Hurler sur un suspect, virer l'avocat de ce suspect qui appelle à un retour au calme… Moi qui croyais que la flicaille est amour, qu'elle défend le citoyen contre les méchants pas beaux et que quand elle fait un usage illégitime de sa force, c'est en fait légitime parce que Jojo le gilet jaune lui a envoyé un molotov dans la tronche. Les exemples sont nombreux. La flicaille est une force oppresant le citoyen, rien d'autre.
Assez salée, et c’est peu dire, cette enquête du défenseur des droits, Jacques Toubon, signée le 13 juin à propos d’une garde à vue remontant au 3 octobre 2016. Ce jour-là, Grégory Saint-Michel, avocat pénaliste, assiste, au commissariat du XXe de Paris, un client de 65 ans — casier vierge, un peu SDF et accusé de tentative de meurtre. Une bagarre à coups de bouteilles entre deux gars, nantis chacun de 3 grammes d’alcool dans le sang… B., gardien de la paix menant l’interrogatoire, trouve le client trop hésitant et vocifère.
« Vous n’avez pas à hurler comme ça, ce sont des pressions ! intervient l’avocat.

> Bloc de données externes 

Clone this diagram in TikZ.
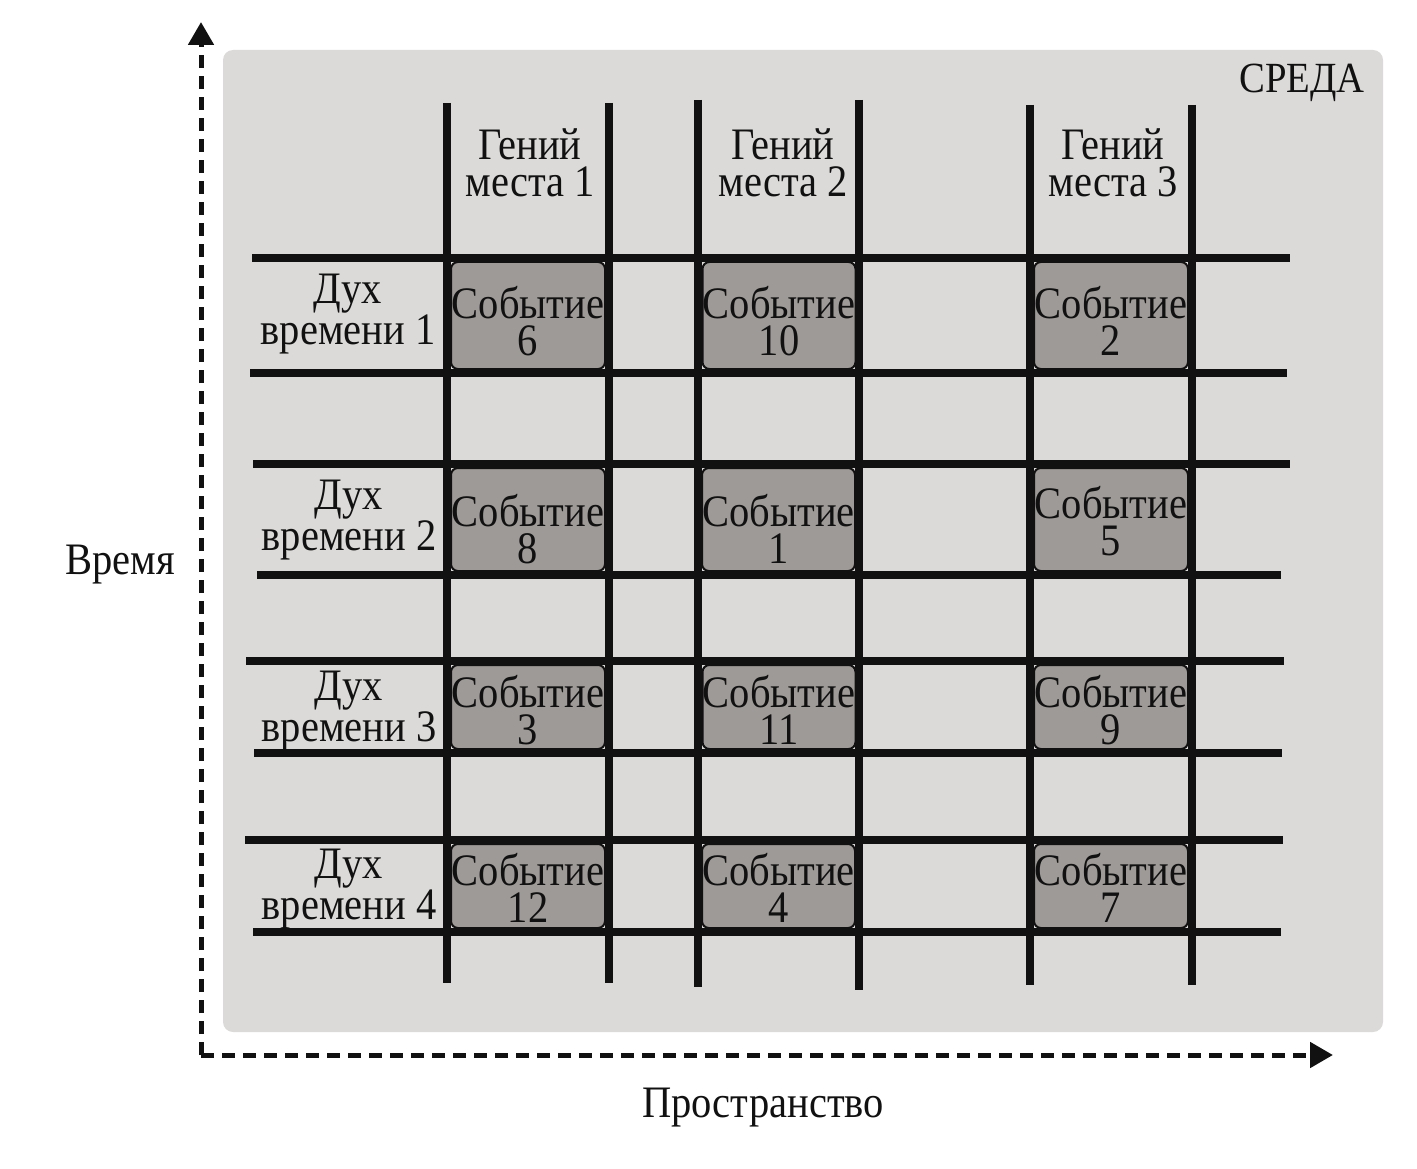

B. rugit : « Je fais ce que je veux, et, si je veux hurler avec vous aussi, je le fais ! » « Je fais ce que je veux, c’est mon audition ! » Stupéfait, l’avocat prévient le flic : « Attention, c’est filmé, ce n’est pas bon pour vous ! » Ameuté par son équipe, le capitaine débarque. Ses collègues coupent la vidéo. Futé ! Mais pas trop : l’enregistrement audio, lui, continue…
Vert, l'avocat
« Dégagez, allez ! zou ! ordonne le capitaine à l’avocat. On vous dit de dégager, vous dégagee ! » « On va sûrement pas bosser avec un mec comme vous ! » ajoute l’un des flics. Saisi aux épaules par deux policiers, Grégory Saint-Michel est raccompagné sur le trottoir. « Prends un autre avocat : le tien, il est indigne d’exercer sa profession, conseille, à l’intérieur, un poulet au gardé à vue. T’en prends un autre ou t’en auras pas ! » Le client a tenu bon.
Et l’avocat a saisi le défenseur des droits. Après avoir écouté l’enregistrement, ce dernier a recommandé au ministre de l’Intérieur des procédures disciplinaires contre les flics fautifs. S’il n’est pas entendu, il pourra essayer le hurlement.
Dans le Canard enchaîné du 3 juillet 2019.